Rep. Sean Casten (D-IL) – whose state is the fifth-largest energy-consuming state in the nation – chose to use his time to push the DOE to be even more aggressive in their evaluation of LNG exports and their impact on the environment.

“President Biden has appropriately said this is the decisive decade for climate, and 100-year global warming potential is interesting but a rather academic question when we have a very narrow period of time to right the ship. I would hope you would take a more aggressive view as you’re looking at those issues.”

However, LNG and the use of natural gas have proven to be an effective tool to reduce CO2 emissions. In fact, natural gas is responsible for the majority of power sector emissions reductions since 2005.

This was a point Dep. Sec. Turk acknowledged, saying:

We’ve actually reduced our emissions in 2023, over 4 percent, at the same time as we had one of the most robust GDP growths all around the world, so we are decoupling.”

In addition to the LNG pause, questions centered around the increased energy demand Artificial Intelligence and other advanced manufacturing necessitates, even as the administration looks to phase out baseload energy resources, and how this impacts prices.  Rep. Brandon Williams (R-NY), whose constituents in Central New York recently learned they would have a major rate increase to their electricity bills, tried to get some transparency as to how the DOE envisions powering the country without natural gas or fossil fuels:

“The proposal would add approximately 440 dollars a year to the bill for a typical Central New York household that is using both electricity and gas. This increase in rates demonstrates the pressing need for America to reassess its energy investment strategy. Can you explain the cause of these rising energy prices for my constituents please?”

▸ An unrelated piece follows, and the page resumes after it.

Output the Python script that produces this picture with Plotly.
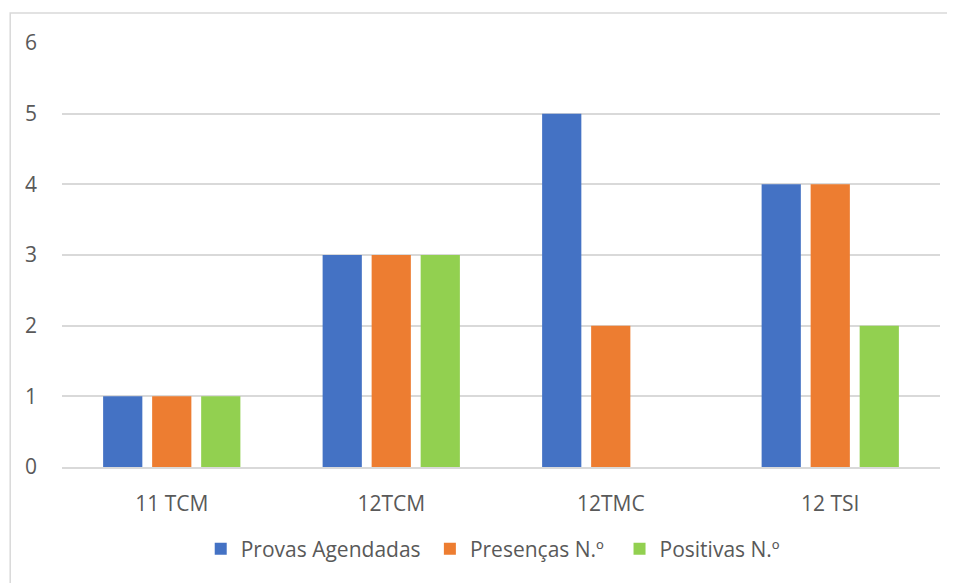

Dep. Secretary Turk argued that prices were, in fact, going down and blamed geopolitical factors, rather than keep-it-in-the-ground policies

We did have an increase because of Covid and when Russia invaded Ukraine…”

However, Rep. Williams called out the “political” speak in his answers that don’t help everyday Americans.

“My constituents want answers to these questions, they don’t want talking points.  You didn’t answer the question of why energy costs have risen. You’ve said now they’ve risen because of COVID, an answer you didn’t provide earlier, and then you’ve said that prices are going to drop right after these historic increases! I don’t hear real answers, I only hear political answers, and that’s frustrating.”

Bottom Line: Following the hearing, the only thing that is clear is that the administration continues to give vague answers about its energy policies that will have real impacts on Americans and to send mixed signals about the role natural gas should play in our energy future.